### What to do
Locate each line below that includes "page" and reproduce it.

### Supplied data
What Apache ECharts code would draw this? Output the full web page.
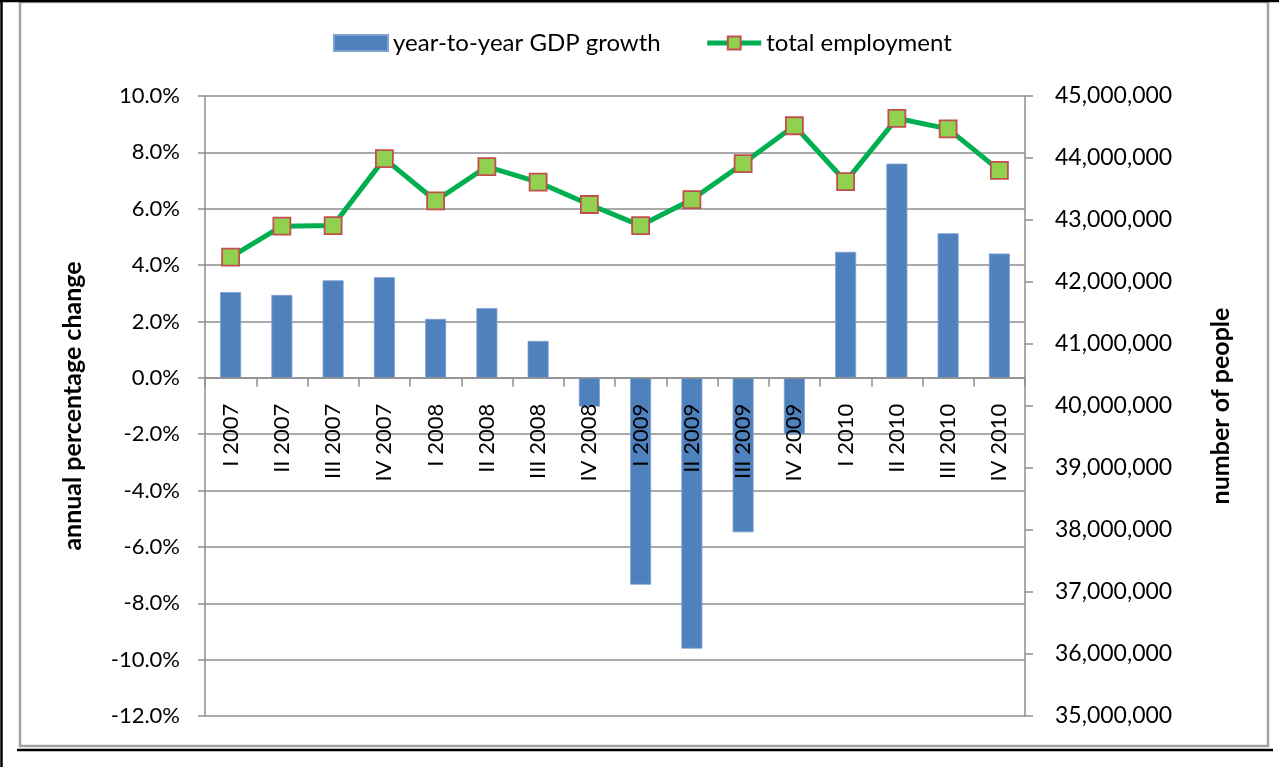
<!DOCTYPE html>
<html>
<head>
<meta charset="utf-8">
<title>GDP growth and total employment</title>
<script src="https://cdn.jsdelivr.net/npm/echarts@6/dist/echarts.min.js"></script>
<style>
  html, body { margin: 0; padding: 0; background: #ffffff; }
  #chart { width: 1279px; height: 767px; }
</style>
</head>
<body>
<div id="chart"></div>
<script>
// Quarterly categories
const categories = [
  'I 2007', 'II 2007', 'III 2007', 'IV 2007',
  'I 2008', 'II 2008', 'III 2008', 'IV 2008',
  'I 2009', 'II 2009', 'III 2009', 'IV 2009',
  'I 2010', 'II 2010', 'III 2010', 'IV 2010'
];

// Year-to-year GDP growth, percent
const gdpGrowth = [
  3.04, 2.94, 3.46, 3.57,
  2.09, 2.47, 1.31, -1.02,
  -7.34, -9.61, -5.48, -2.0,
  4.47, 7.60, 5.13, 4.41
];

// Total employment, number of people
const totalEmployment = [
  42400000, 42900000, 42910000, 43990000,
  43310000, 43860000, 43610000, 43250000,
  42910000, 43330000, 43910000, 44520000,
  43620000, 44640000, 44470000, 43800000
];

// Axis ranges
const pctMin = -12, pctMax = 10, pctStep = 2;
const peopleMin = 35000000, peopleMax = 45000000, peopleStep = 1000000;

const FONT = 'Lato';
const gridGray = '#8e8e8e';
const LABEL_GAP = 26; // distance of category labels below the zero line

const chart = echarts.init(document.getElementById('chart'), null, { renderer: 'canvas' });

chart.setOption({
  backgroundColor: '#ffffff',
  animation: false,
  textStyle: { fontFamily: FONT, color: '#000000' },
  graphic: [
    // chart frame
    { type: 'rect', shape: { x: 20, y: 2, width: 1248, height: 744 },
      style: { fill: 'none', stroke: '#a3a3a3', lineWidth: 2.5 }, z: 100 },
    // surrounding page rules
    { type: 'line', shape: { x1: 0, y1: 1, x2: 1279, y2: 1 },
      style: { stroke: '#000000', lineWidth: 2.5 }, z: 101 },
    { type: 'line', shape: { x1: 1.5, y1: 0, x2: 1.5, y2: 767 },
      style: { stroke: '#000000', lineWidth: 2.5 }, z: 101 },
    { type: 'line', shape: { x1: 17, y1: 750, x2: 1273, y2: 750 },
      style: { stroke: '#000000', lineWidth: 2.5 }, z: 101 }
  ],
  legend: {
    left: 328,
    top: 26,
    itemGap: 44,
    itemWidth: 54,
    itemHeight: 16,
    textStyle: { fontFamily: FONT, fontSize: 24, color: '#000000' },
    data: [
      { name: 'year-to-year GDP growth', icon: 'rect' },
      { name: 'total employment', lineStyle: { width: 5, color: '#00b050' } }
    ]
  },
  grid: {
    left: 205, right: 254, top: 96, bottom: 51,
    containLabel: false,
    outerBoundsMode: 'none'
  },
  xAxis: {
    type: 'category',
    data: categories,
    z: 5,
    boundaryGap: true,
    axisLine: { onZero: true, lineStyle: { color: gridGray, width: 1.5 } },
    axisTick: { show: true, alignWithLabel: false, length: 9, lineStyle: { color: gridGray, width: 1.5 } },
    axisLabel: {
      rotate: 90,
      margin: LABEL_GAP,
      interval: 0,
      hideOverlap: false,
      fontFamily: FONT,
      fontSize: 22,
      color: '#000000'
    },
    splitLine: { show: false }
  },
  yAxis: [
    {
      type: 'value',
      position: 'left',
      min: pctMin,
      max: pctMax,
      interval: pctStep,
      name: 'annual percentage change',
      nameLocation: 'middle',
      nameRotate: 90,
      nameGap: 120,
      nameTextStyle: { fontFamily: FONT, fontSize: 25, fontWeight: 'bold', color: '#000000' },
      axisLine: { show: true, lineStyle: { color: gridGray, width: 1.5 } },
      axisTick: { show: true, length: 7, lineStyle: { color: gridGray, width: 1.5 } },
      axisLabel: {
        margin: 25,
        fontFamily: FONT,
        fontSize: 22,
        color: '#000000',
        formatter: v => v.toFixed(1) + '%'
      },
      splitLine: { show: true, lineStyle: { color: gridGray, width: 1.5 } }
    },
    {
      type: 'value',
      position: 'right',
      min: peopleMin,
      max: peopleMax,
      interval: peopleStep,
      name: 'number of people',
      nameLocation: 'middle',
      nameRotate: 90,
      nameGap: 183,
      nameTextStyle: { fontFamily: FONT, fontSize: 25, fontWeight: 'bold', color: '#000000' },
      axisLine: { show: true, lineStyle: { color: gridGray, width: 1.5 } },
      axisTick: { show: true, length: 8, lineStyle: { color: gridGray, width: 1.5 } },
      axisLabel: {
        margin: 30,
        fontFamily: FONT,
        fontSize: 23,
        color: '#000000',
        formatter: v => v.toLocaleString('en-US')
      },
      splitLine: { show: false }
    }
  ],
  series: [
    {
      name: 'year-to-year GDP growth',
      type: 'bar',
      yAxisIndex: 0,
      data: gdpGrowth,
      barWidth: 21,
      z: 2,
      itemStyle: { color: '#4f81bd', borderColor: '#7ea2d0', borderWidth: 0.8 }
    },
    {
      name: 'total employment',
      type: 'line',
      yAxisIndex: 1,
      data: totalEmployment,
      z: 10,
      symbol: 'rect',
      symbolSize: 17,
      lineStyle: { color: '#00b050', width: 5 },
      itemStyle: { color: '#92d050', borderColor: '#c0504d', borderWidth: 1.8 }
    }
  ]
});

// Category labels hang just below the zero line of the percentage axis:
// measure where zero and the axis minimum fall and pull the labels up.
const zeroY = chart.convertToPixel({ yAxisIndex: 0 }, 0);
const bottomY = chart.convertToPixel({ yAxisIndex: 0 }, pctMin);
chart.setOption({
  xAxis: { axisLabel: { margin: LABEL_GAP - (bottomY - zeroY) } }
});
</script>
</body>
</html>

### Task solution
What Apache ECharts code would draw this? Output the full web page.
    // surrounding page rules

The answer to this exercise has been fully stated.